As long as employers insist that a degree is necessary, it will continue to be
These days, getting a college degree is a pretty good idea. Indeed, if you're someone who can get into college, going is practically a no-brainer. Those who go to college make more money and have more opportunities than those who don't. This argument has been soundly and easily made a number of times, this week by New York Times columnist David Leonhardt and earlier today by my colleague Derek Thompson. But saying that college is important in practice is different from saying that it is important in theory.
First, let's quickly summarize why college is important right now. There's currently a big demand for college graduates. Since the demand outweighs the supply (see Leonhardt), college graduates obtain relatively higher wages. Even though college is expensive, the lifetime earning potential it provides results in its being worth the cost (see Thompson).
These arguments are completely correct, but they're also completely irrelevant if a broader question is asked: should college degrees be important in the economy today?
Demand Does Not Always Signify a Need
Imagine an economy where people understand an asset to have some value, but get carried away into believing that it is worth more than it actually should be. For example, maybe homes are that asset, so people begin flipping houses, buying second homes, and purchasing investment properties all to cash in on the beloved asset of the moment. As a result, they take on more and more mortgage debt, through ultra-cheap government-guaranteed financing. But before long, the exuberance over houses becomes more clearly irrational and the market comes crashing down. Of course, this describes the recent housing bubble.
Now replace that asset with education. Imagine if employers, no matter what business they're in, begin believing that college degrees are incredibly valuable. Careers that traditionally favored college degrees now consider them mandatory and some that never sought a degree suddenly begin seeking college grads. That leads young adults to see a college education as more and more vital, as they want to be competitive in the labor market. So as the asset's cost rises, they take on more and more student loan debt to ensure they get a degree, through ultra-cheap government-guaranteed financing.

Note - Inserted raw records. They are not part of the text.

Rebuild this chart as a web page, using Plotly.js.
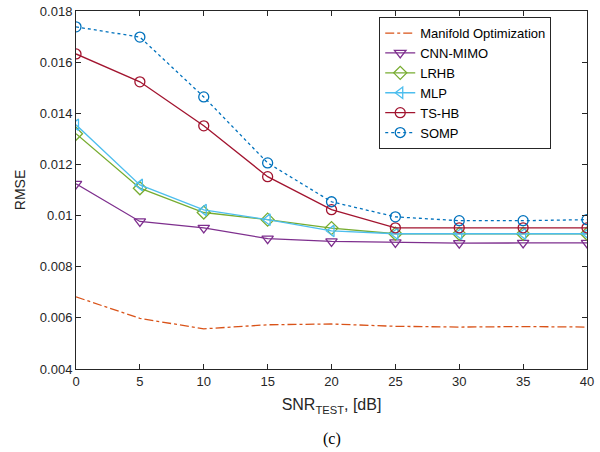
<!DOCTYPE html>
<html><head><meta charset="utf-8">
<script src="https://cdn.plot.ly/plotly-3.0.1.min.js"></script>
<style>body{margin:0;background:#fff}#c{width:600px;height:452px}</style>
</head><body><div id="c"></div>
<script>
const snr = [0, 5, 10, 15, 20, 25, 30, 35, 40];
const manifold = [0.00682, 0.00598, 0.00557, 0.00573, 0.00576, 0.00567, 0.00564, 0.00566, 0.00564];
const cnnMimo = [0.01124, 0.00977, 0.00952, 0.00910, 0.00899, 0.00895, 0.00892, 0.00893, 0.00893];
const lrhb = [0.01320, 0.01107, 0.01012, 0.00984, 0.00951, 0.00929, 0.00929, 0.00929, 0.00929];
const mlp = [0.01355, 0.01120, 0.01022, 0.00984, 0.00940, 0.00929, 0.00929, 0.00929, 0.00929];
const tshb = [0.01632, 0.01523, 0.01351, 0.01152, 0.01023, 0.00952, 0.00952, 0.00952, 0.00952];
const somp = [0.01738, 0.01698, 0.01464, 0.01206, 0.01054, 0.00995, 0.00980, 0.00980, 0.00984];
const yTickVals = [0.004, 0.006, 0.008, 0.01, 0.012, 0.014, 0.016, 0.018];
const yTickText = ['0.004', '0.006', '0.008', '0.01', '0.012', '0.014', '0.016', '0.018'];
const xTickVals = [0, 5, 10, 15, 20, 25, 30, 35, 40];

function tr(name, y, color, symbol, dash) {
  const t = {x: snr, y: y, name: name, type: 'scatter',
    mode: symbol ? 'lines+markers' : 'lines',
    line: {color: color, width: 1.3, dash: dash || 'solid'}};
  if (symbol) t.marker = {symbol: symbol, size: 10, color: color, line: {color: color, width: 1.3}};
  return t;
}
const data = [
  tr('Manifold Optimization', manifold, '#D95319', null, 'dashdot'),
  tr('CNN-MIMO', cnnMimo, '#7E2F8E', 'triangle-down-open'),
  tr('LRHB', lrhb, '#77AC30', 'diamond-open'),
  tr('MLP', mlp, '#4DBEEE', 'triangle-left-open'),
  tr('TS-HB', tshb, '#A2142F', 'circle-open'),
  tr('SOMP', somp, '#0072BD', 'circle-open', 'dot')
];
const axFont = {family: 'Liberation Sans, Arial, sans-serif', size: 13, color: '#262626'};
const layout = {
  width: 600, height: 452,
  margin: {l: 76, r: 13, t: 11, b: 83},
  paper_bgcolor: '#fff', plot_bgcolor: '#fff',
  showlegend: true,
  legend: {x: 0.93, xanchor: 'right', y: 0.983, yanchor: 'top',
    bgcolor: '#fff', bordercolor: '#262626', borderwidth: 1,
    font: {family: 'Liberation Sans, Arial, sans-serif', size: 13, color: '#000'},
    tracegroupgap: 0, itemwidth: 30},
  xaxis: {range: [0, 40], tickvals: xTickVals, ticks: 'inside', ticklen: 5, tickcolor: '#262626',
    showline: true, linecolor: '#262626', linewidth: 1, mirror: 'ticks', showgrid: false, zeroline: false,
    tickfont: axFont,
    title: {text: 'SNR<sub>TEST</sub>, [dB]', font: {family: 'Liberation Sans, Arial, sans-serif', size: 16, color: '#262626'}, standoff: 11}},
  yaxis: {range: [0.004, 0.018], tickvals: yTickVals, ticktext: yTickText, ticks: 'inside', ticklen: 5, tickcolor: '#262626',
    showline: true, linecolor: '#262626', linewidth: 1, mirror: 'ticks', showgrid: false, zeroline: false,
    tickfont: axFont,
    title: {text: 'RMSE', font: {family: 'Liberation Sans, Arial, sans-serif', size: 14, color: '#262626'}, standoff: 10}},
  annotations: [{text: '(c)', xref: 'paper', yref: 'paper', x: 0.5, y: 0, yshift: -59, showarrow: false,
    xanchor: 'center', yanchor: 'top', font: {family: 'Liberation Serif, Times New Roman, serif', size: 16, color: '#000'}}]
};
Plotly.newPlot('c', data, layout, {displayModeBar: false, staticPlot: true});
</script></body></html>
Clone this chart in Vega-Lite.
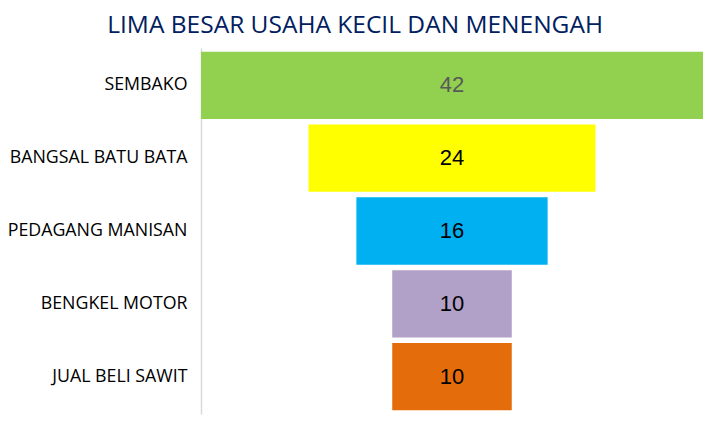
{
  "$schema": "https://vega.github.io/schema/vega-lite/v6.json",
  "width": 712,
  "height": 423,
  "autosize": {"type": "fit", "contains": "padding"},
  "padding": {"left": 7, "right": 9, "top": 12, "bottom": 9},
  "background": "white",
  "title": {
    "text": "LIMA BESAR USAHA KECIL DAN MENENGAH",
    "font": "Open Sans",
    "fontSize": 24.5,
    "fontWeight": "normal",
    "color": "#002060",
    "anchor": "middle",
    "frame": "bounds",
    "offset": 10
  },
  "config": {"view": {"stroke": null}},
  "data": {
    "values": [
      {"item": "SEMBAKO", "value": 42},
      {"item": "BANGSAL BATU BATA", "value": 24},
      {"item": "PEDAGANG MANISAN", "value": 16},
      {"item": "BENGKEL MOTOR", "value": 10},
      {"item": "JUAL BELI SAWIT", "value": 10}
    ]
  },
  "encoding": {
    "y": {
      "field": "item",
      "type": "nominal",
      "sort": null,
      "scale": {"paddingInner": 0.075, "paddingOuter": 0.05},
      "axis": {
        "title": null,
        "ticks": false,
        "tickSize": 0,
        "labelPadding": 14,
        "labelFont": "Open Sans",
        "labelFontSize": 17.8,
        "labelColor": "#000000",
        "domainColor": "#d9d9d9",
        "domainWidth": 1.5,
        "grid": false
      }
    }
  },
  "layer": [
    {
      "mark": {"type": "bar"},
      "encoding": {
        "x": {
          "field": "value",
          "type": "quantitative",
          "stack": "center",
          "scale": {"domain": [0, 42], "nice": false, "zero": true},
          "axis": null
        },
        "color": {
          "field": "item",
          "type": "nominal",
          "scale": {
            "domain": ["SEMBAKO", "BANGSAL BATU BATA", "PEDAGANG MANISAN", "BENGKEL MOTOR", "JUAL BELI SAWIT"],
            "range": ["#92D050", "#FFFF00", "#00B0F0", "#B1A0C7", "#E46C0A"]
          },
          "legend": null
        }
      }
    },
    {
      "mark": {"type": "text", "font": "Liberation Sans", "fontSize": 22, "align": "center", "baseline": "middle"},
      "encoding": {
        "x": {"datum": 21, "type": "quantitative"},
        "text": {"field": "value", "type": "quantitative"},
        "color": {
          "condition": {"test": "datum.item === 'SEMBAKO'", "value": "#595959"},
          "value": "#000000"
        }
      }
    }
  ]
}
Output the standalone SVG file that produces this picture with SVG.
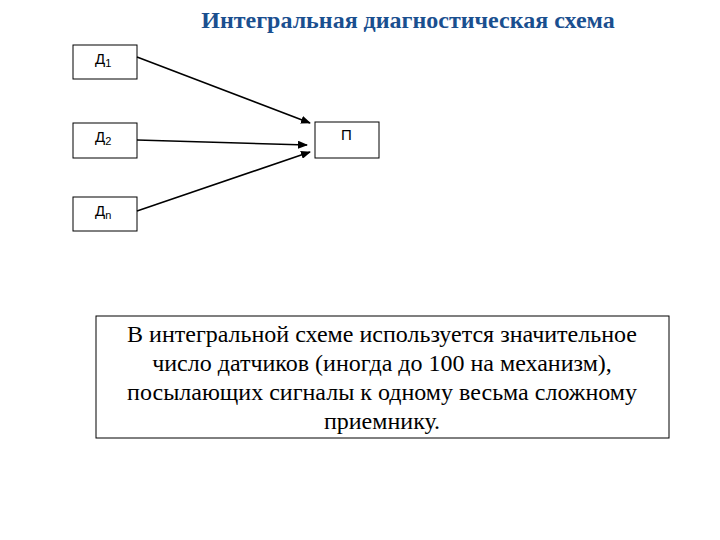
<svg xmlns="http://www.w3.org/2000/svg" width="720" height="540" viewBox="0 0 720 540">
<style>
.b{fill:#fff;stroke:#000;stroke-width:1}
.l{font-family:"Liberation Sans",Arial,sans-serif;font-size:15px}
.s{font-family:"Liberation Sans",Arial,sans-serif;font-size:11px}
.c{stroke:#000;stroke-width:1.5;fill:none;marker-end:url(#a)}
.t{font-family:"Liberation Serif","Times New Roman",serif;font-size:24px;text-anchor:middle}
</style>
<defs><marker id="a" markerWidth="10" markerHeight="8" refX="9" refY="4" orient="auto" markerUnits="userSpaceOnUse"><path d="M0,0L10,4L0,8z" fill="#000"/></marker></defs>
<rect width="720" height="540" fill="#fff"/>
<text x="408" y="28" style="font-family:'Liberation Serif',serif;font-size:24px;font-weight:bold;fill:#1a4f8f" text-anchor="middle">Интегральная диагностическая схема</text>
<g id="d1"><rect class="b" x="73" y="45" width="64" height="34"/><text class="l" x="95" y="64">Д<tspan class="s" dy="3">1</tspan></text></g>
<g id="d2"><rect class="b" x="73" y="123" width="64" height="35"/><text class="l" x="95" y="142">Д<tspan class="s" dy="3">2</tspan></text></g>
<g id="dn"><rect class="b" x="73" y="197" width="64" height="34"/><text class="l" x="95" y="216">Д<tspan class="s" dy="3">n</tspan></text></g>
<g id="p"><rect class="b" x="315" y="122" width="64" height="36"/><text class="l" x="341" y="140">П</text></g>
<g id="conn">
<line class="c" x1="137" y1="57" x2="310" y2="123"/>
<line class="c" x1="137" y1="140" x2="307" y2="145"/>
<line class="c" x1="137" y1="211" x2="310" y2="152"/>
</g>
<g id="note"><rect x="96" y="316" width="573" height="122" fill="#fff" stroke="#000"/>
<text class="t"><tspan x="382" y="342">В интегральной схеме используется значительное</tspan><tspan x="382" y="371">число датчиков (иногда до 100 на механизм),</tspan><tspan x="382" y="400">посылающих  сигналы к одному весьма сложному</tspan><tspan x="382" y="429">приемнику.</tspan></text></g>
</svg>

Of course, the latter story has not yet come to an ugly end, like the housing bubble did. But some people believe there's an education bubble being inflated.
There's an obvious rebuttal here: but college is different -- education really is very valuable! Maybe, but just like in any bubble scenario, when you begin stretching reason to justify an asset's value, this claim must be questioned.

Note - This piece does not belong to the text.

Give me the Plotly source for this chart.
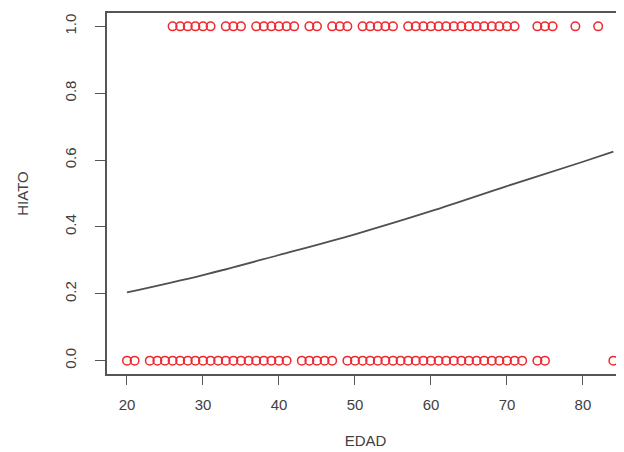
import plotly.graph_objects as go

# Ages of observations with HIATO = 1 and HIATO = 0
edad_hiato1 = [26, 27, 28, 29, 30, 31, 33, 34, 35, 37, 38, 39, 40, 41, 42, 44, 45,
               47, 48, 49, 51, 52, 53, 54, 55, 57, 58, 59, 60, 61, 62, 63, 64, 65,
               66, 67, 68, 69, 70, 71, 74, 75, 76, 79, 82]
edad_hiato0 = [20, 21, 23, 24, 25, 26, 27, 28, 29, 30, 31, 32, 33, 34, 35, 36, 37,
               38, 39, 40, 41, 43, 44, 45, 46, 47, 49, 50, 51, 52, 53, 54, 55, 56,
               57, 58, 59, 60, 61, 62, 63, 64, 65, 66, 67, 68, 69, 70, 71, 72, 74,
               75, 84]

# Fitted probability curve
curve_edad = [20, 30, 40, 50, 60, 70, 80, 84]
curve_prob = [0.204, 0.256, 0.316, 0.378, 0.447, 0.522, 0.595, 0.625]

x_ticks = [20, 30, 40, 50, 60, 70, 80]
y_ticks = [0.0, 0.2, 0.4, 0.6, 0.8, 1.0]

fig = go.Figure()
marker = dict(symbol="circle-open", size=8.5, color="#f0282d", line=dict(width=1.5))
fig.add_trace(go.Scatter(x=edad_hiato1, y=[1] * len(edad_hiato1), mode="markers",
                         marker=marker, showlegend=False, cliponaxis=False))
fig.add_trace(go.Scatter(x=edad_hiato0, y=[0] * len(edad_hiato0), mode="markers",
                         marker=marker, showlegend=False, cliponaxis=False))
fig.add_trace(go.Scatter(x=curve_edad, y=curve_prob, mode="lines",
                         line=dict(color="#505050", width=1.8, shape="spline"),
                         showlegend=False))

font = dict(family="Liberation Sans, Arial, sans-serif", size=15, color="#404040")
# The page body has an 8px margin, so the figure is 616x444 and offset by 8px.
fig.update_layout(
    width=616, height=444,
    margin=dict(l=99, r=0, t=5, b=78, autoexpand=False),
    paper_bgcolor="white", plot_bgcolor="white",
    font=font,
    xaxis=dict(range=[17.37, 85.4], tickvals=x_ticks, ticktext=[str(v) for v in x_ticks],
               showgrid=False, zeroline=False, showline=True, mirror=True,
               linecolor="#555555", linewidth=1.5, ticks="outside", ticklen=9,
               tickcolor="#555555", tickwidth=1.3, automargin=False,
               ticklabelstandoff=7,
               title=dict(text="EDAD", standoff=24, font=font)),
    yaxis=dict(range=[-0.04, 1.04], tickvals=y_ticks,
               ticktext=["0.0", "0.2", "0.4", "0.6", "0.8", "1.0"], tickangle=-90,
               showgrid=False, zeroline=False, showline=True, mirror=False,
               linecolor="#555555", linewidth=1.5, ticks="outside", ticklen=10,
               tickcolor="#555555", tickwidth=1.3, automargin=False,
               ticklabelstandoff=13,
               title=dict(text="HIATO", standoff=30, font=font)),
)
fig.write_html("out.html")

Do police officers really need a four-year degree to do their job well? How about plumbers? Certainly, that course in Italian literature won't do either much good. Neither will that anthropology class. Heck, even basic high school writing and math skills will probably be more than they'll ever need on-the-job.
But let's push this analysis further. What about more academic-oriented careers? Don't Wall Street bankers need college-level math? Don't journalists need an immersion in college-level writing? Even here, college probably isn't necessary. Few on Wall Street ever use math deeper than what they learned in high school algebra. And if you have adequate high school writing instruction, then news writing style is easily adopted on-the-job as a journalist.